Vitalik’s long-term vision is to integrate DVT directly into the Ethereum protocol. However, this would require a hard fork and significant protocol changes. At present, the idea remains at the proposal stage and no detailed specification has yet been finalized.

DVT-lite is a practical approach that enables distributed signing infrastructure using existing off-chain tooling without requiring protocol changes. The core infrastructure proposed for this architecture consists of Dirk (a distributed signing client) and Vouch (a validator client).

Dirk manages distributed signers deployed across multiple geographic regions, while Vouch coordinates multiple beacon nodes and execution layer clients.

Unlike traditional DVT solutions such as SSV or Obol, which rely on Shamir’s Secret Sharing to split validator keys, DVT-lite instead deploys independent signer instances across geographically distributed locations to ensure availability and resilience. From a protocol perspective, the validator structure itself remains unchanged, but the operational architecture removes the single point of failure.

With DVT-lite, setting up distributed Ethereum validator nodes can be reduced to three simple steps:

• Use a single Docker container or Nix image

• Run one command per node

• Enter the same validator key

From that point forward, nodes automatically discover each other, the network is configured, DKG (Distributed Key Generation) is executed, and staking begins. The entire process is automated.

DVT-lite also leverages the Type-2 (0x02) validator introduced in the Pectra hard fork, allowing validators to operate with a maximum effective balance (maxEB) of 2,048 ETH. Under the previous 32 ETH model, approximately 2,187 validators would have been required. With maxEB, this number is reduced to roughly 35 validators — a 98% reduction.

This dramatically lowers the operational complexity, which had previously been one of the key challenges of distributed signing infrastructure.

Structural Limitations of Existing DVT Solutions (SSV and Obol)

Currently, the Ethereum ecosystem’s primary DVT solutions are SSV and Obol. Both projects provide middleware that distributes validator keys across multiple operators, and both are already running in production on Ethereum mainnet.

However, existing DVT architectures present several structural limitations.

1. Complexity of External Coordination Infrastructure

SSV and Obol operate as middleware outside the Ethereum protocol. They split validator keys and require distributed nodes to communicate in order to produce a valid aggregated signature. This requires additional infrastructure beyond the Ethereum protocol itself, including P2P networks, coordination layers, and message relay systems.
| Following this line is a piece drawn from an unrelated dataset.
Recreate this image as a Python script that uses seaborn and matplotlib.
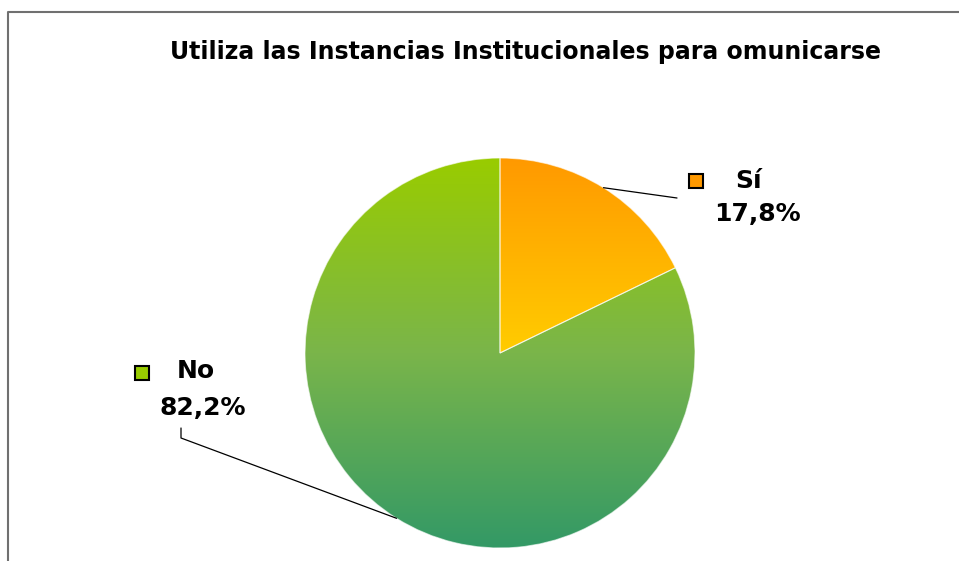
import numpy as np
import seaborn as sns
import matplotlib.pyplot as plt
from matplotlib.lines import Line2D


# Chart data
categories = ["Sí", "No"]
shares = [17.8, 82.2]
pct_labels = ["17,8%", "82,2%"]
title = "Utiliza las Instancias Institucionales para omunicarse"

# gradient stops per slice (top -> bottom), legend swatch colour
gradients = [["#FF9900", "#FFB300", "#FFCC00"],
             ["#99CC00", "#7AB54A", "#339966"]]
swatch = ["#FF9900", "#99CC00"]

sns.set_theme(style="white")
plt.rcParams["font.family"] = ["DejaVu Sans"]
plt.rcParams["text.color"] = "black"

W, H = 959, 561
fig = plt.figure(figsize=(W / 100, H / 100), dpi=100)
ax = fig.add_axes([0, 0, 1, 1])

# pie centre / radius in pixels, used only to lay the axes out
cx, cy, R = 500, 353, 195

wedges, _ = ax.pie(shares, startangle=90, counterclock=False,
                   colors=swatch, radius=1,
                   wedgeprops={"edgecolor": (1, 1, 1, 0.6), "linewidth": 0.8})

# vertical gradient inside each wedge
for w, stops in zip(wedges, gradients):
    bb = w.get_path().get_extents()
    cmap = sns.blend_palette(stops[::-1], n_colors=256, as_cmap=True)
    grad = np.linspace(0, 1, 256).reshape(-1, 1)
    im = ax.imshow(grad, cmap=cmap, origin="lower", aspect="auto",
                   extent=[bb.x0, bb.x1, bb.y0, bb.y1], zorder=w.get_zorder())
    im.set_clip_path(w)
    w.set_facecolor("none")
    w.set_zorder(w.get_zorder() + 0.5)

ax.set_xlim(-cx / R, (W - cx) / R)
ax.set_ylim(-(H - cy) / R, cy / R)
ax.set_aspect("auto")
ax.axis("off")


def px(x, y):
    # pixel position -> data coords
    return (x - cx) / R, (cy - y) / R


# label anchors (swatch, name, percent) and leader-line ends
label_pos = {
    "Sí": dict(sw=px(696, 181), name=px(735, 181), pct=px(757, 214),
               line=[px(677, 198)]),
    "No": dict(sw=px(142, 373), name=px(177, 371), pct=px(203, 408),
               line=[px(181, 438), px(181, 428)]),
}

for w, cat, pct, col in zip(wedges, categories, pct_labels, swatch):
    lp = label_pos[cat]
    ang = np.deg2rad((w.theta1 + w.theta2) / 2)
    pts = [(np.cos(ang), np.sin(ang))] + lp["line"]
    xs, ys = zip(*pts)
    ax.plot(xs, ys, color="black", lw=0.9, zorder=5)
    ax.plot(*lp["sw"], marker="s", ms=10.5, mfc=col, mec="black", mew=1.5, zorder=6)
    ax.text(*lp["name"], cat, fontsize=18, fontweight="bold",
            ha="left", va="center")
    ax.text(*lp["pct"], pct, fontsize=18, fontweight="bold",
            ha="center", va="center")

fig.text(526 / W, 1 - 52 / H, title, fontsize=17, fontweight="bold",
         ha="center", va="center")

# chart-area frame (top and left edges visible)
fig.add_artist(Line2D([8 / W, 8 / W, 1], [0, 1 - 12 / H, 1 - 12 / H],
                      transform=fig.transFigure, color="#707070", lw=1.5))

fig.savefig("out.png", dpi=100)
2. Operational and Configuration Complexity

Deploying DVT requires coordination between multiple operators, including key-sharing ceremonies (DKG), cluster configuration, and network setup. This introduces significant operational complexity, which aligns with Vitalik’s criticism that validator infrastructure should not remain “an expert-only domain.”

3. Dependence on BLS Signature Schemes

Existing DVT implementations rely heavily on the linearity of the BLS12-381 signature scheme, which allows partial signatures from different key shares to be aggregated into a valid signature.
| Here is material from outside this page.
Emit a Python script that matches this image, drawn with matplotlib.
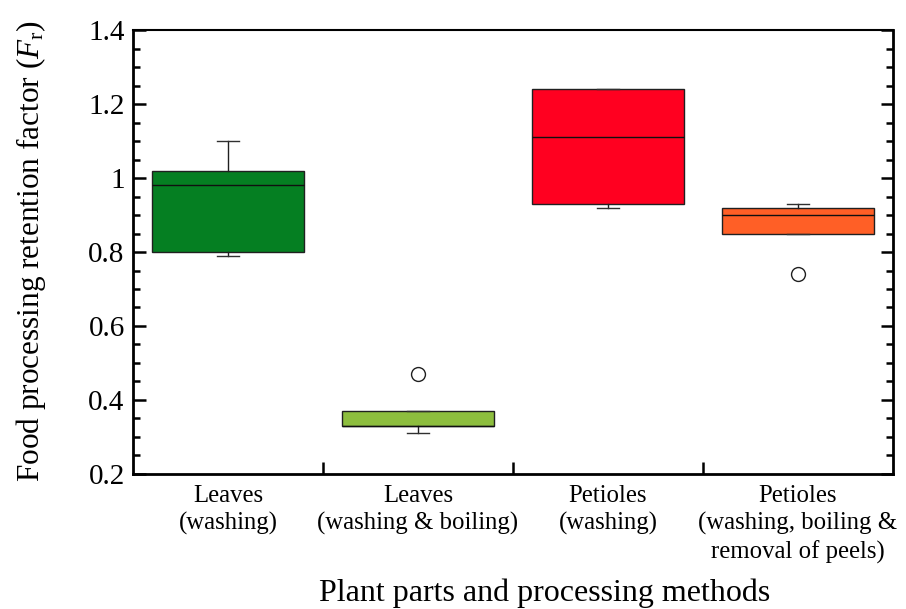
import numpy as np
import matplotlib.pyplot as plt
from matplotlib.ticker import MultipleLocator, FixedLocator

plt.rcParams['font.family'] = ['Liberation Serif', 'DejaVu Serif']
plt.rcParams['mathtext.fontset'] = 'custom'
plt.rcParams['mathtext.rm'] = 'Liberation Serif'
plt.rcParams['mathtext.it'] = 'Liberation Serif:italic'

# box statistics
labels = ['Leaves\n(washing)', 'Leaves\n(washing & boiling)',
          'Petioles\n(washing)', 'Petioles\n(washing, boiling &\nremoval of peels)']
whislo = [0.79, 0.31, 0.92, 0.85]
q1 = [0.80, 0.33, 0.93, 0.85]
med = [0.98, 0.33, 1.11, 0.90]
q3 = [1.02, 0.37, 1.24, 0.92]
whishi = [1.10, 0.37, 1.24, 0.93]
fliers = [[], [0.47], [], [0.74]]
colors = ['#057F22', '#8DBE3E', '#FF0020', '#FF5F26']

stats = []
for i in range(len(labels)):
    stats.append(dict(label=labels[i], whislo=whislo[i], q1=q1[i], med=med[i],
                      q3=q3[i], whishi=whishi[i], fliers=fliers[i]))

fig = plt.figure(figsize=(9.06, 6.09), dpi=100)
ax = fig.add_axes([0.1468, 0.2217, 0.8389, 0.729])

bp = ax.bxp(stats, positions=np.arange(1, 5), widths=0.8, patch_artist=True,
            capwidths=0.116,
            boxprops=dict(edgecolor='#202020', linewidth=1.0),
            medianprops=dict(color='#101010', linewidth=1.0),
            whiskerprops=dict(color='#202020', linewidth=1.0),
            capprops=dict(color='#303030', linewidth=1.0),
            flierprops=dict(marker='o', markerfacecolor='white',
                            markeredgecolor='#202020', markersize=10,
                            markeredgewidth=1.0))
for patch, c in zip(bp['boxes'], colors):
    patch.set_facecolor(c)

ax.set_xlim(0.5, 4.5)
ax.set_ylim(0.2, 1.4)

ax.yaxis.set_minor_locator(MultipleLocator(0.05))
ax.set_yticks([0.2, 0.4, 0.6, 0.8, 1.0, 1.2, 1.4])
ax.set_yticklabels(['0.2', '0.4', '0.6', '0.8', '1', '1.2', '1.4'])
ax.tick_params(axis='y', which='major', direction='in', length=9, width=1.8,
               left=True, right=True, labelsize=21, pad=6)
ax.tick_params(axis='y', which='minor', direction='in', length=5, width=1.8,
               left=True, right=True)

ax.xaxis.set_minor_locator(FixedLocator([1.5, 2.5, 3.5]))
ax.tick_params(axis='x', which='major', length=0, labelsize=17.8, pad=8)
ax.tick_params(axis='x', which='minor', direction='in', length=9, width=1.8,
               top=False)
for t in ax.get_xticklabels():
    t.set_linespacing(1.3)

for side in ['left', 'bottom', 'right']:
    ax.spines[side].set_linewidth(2.0)
ax.spines['top'].set_linewidth(1.5)

ax.set_xlabel('Plant parts and processing methods', fontsize=23)
ax.xaxis.set_label_coords(0.541, -0.236)
ax.set_ylabel('Food processing retention factor ($F_{\\mathrm{r}}$)', fontsize=22.5)
ax.yaxis.set_label_coords(-0.112, 0.502)

fig.savefig('out.png', dpi=100)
However, if BLS were ever broken by quantum computing, Ethereum may need to migrate to post-quantum signature schemes, which would require a complete redesign of current DVT architectures.
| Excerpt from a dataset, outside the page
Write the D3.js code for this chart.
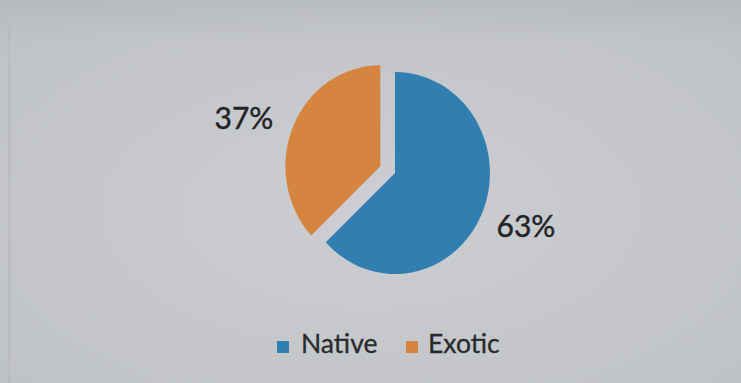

4. Lack of Protocol-Level Awareness

Because DVT middleware operates outside the Ethereum protocol, the protocol itself is unaware that distributed validation is taking place. From the protocol’s perspective, it still appears as a single validator. As a result, the benefits of distributed validation are not reflected in protocol-level incentives or slashing mechanisms.

To address these issues, Vitalik proposed Native DVT, which would integrate distributed validator functionality directly into the Ethereum protocol. If such an architecture were eventually adopted, projects providing middleware-based DVT solutions such as SSV and Obol could face fundamental challenges to their long-term relevance.

DVT-lite, however, serves a different purpose. Rather than changing the protocol, it focuses on improving validator operational architecture. In doing so, it helps address the issue that DVT is sometimes used today as a form of over-engineering.

The “distribution” offered by SSV and Obol combines key distribution and operator distribution. In other words, multiple independent operators jointly manage a single validator key. The ideal use case for DVT is therefore a structure similar to Lido’s Simple DVT, where multiple operators collaborate to run a single validator.

In practice, however, many validators use DVT simply as a tool for high availability within a single operator setup. This demand has increased further following the Pectra hard fork, where the maxEB increase to 2,048 ETH concentrates significantly more capital within a single validator, raising the importance of validator uptime and reliability.

In such cases, DVT-lite provides a much simpler and more practical alternative. For many institutional staking setups adopting maxEB validators, a solution that prioritizes operational simplicity and reliability may be preferable to the more complex distributed-operator architecture of traditional DVT systems.

Conclusion

The Ethereum Foundation’s 72,000 ETH validator deployment represents only about 0.2% of total staked ETH. However, when the Ethereum Foundation deploys its own capital and Vitalik publicly promotes the architecture, the influence extends far beyond the raw numbers.

EF’s staking architecture, including DVT-lite, effectively signals a potential new standard for institutional staking infrastructure.

“Validators should not rely on a single key and a single machine. Distributed validators should be the norm — and setting them up should be simple enough to do in one click.”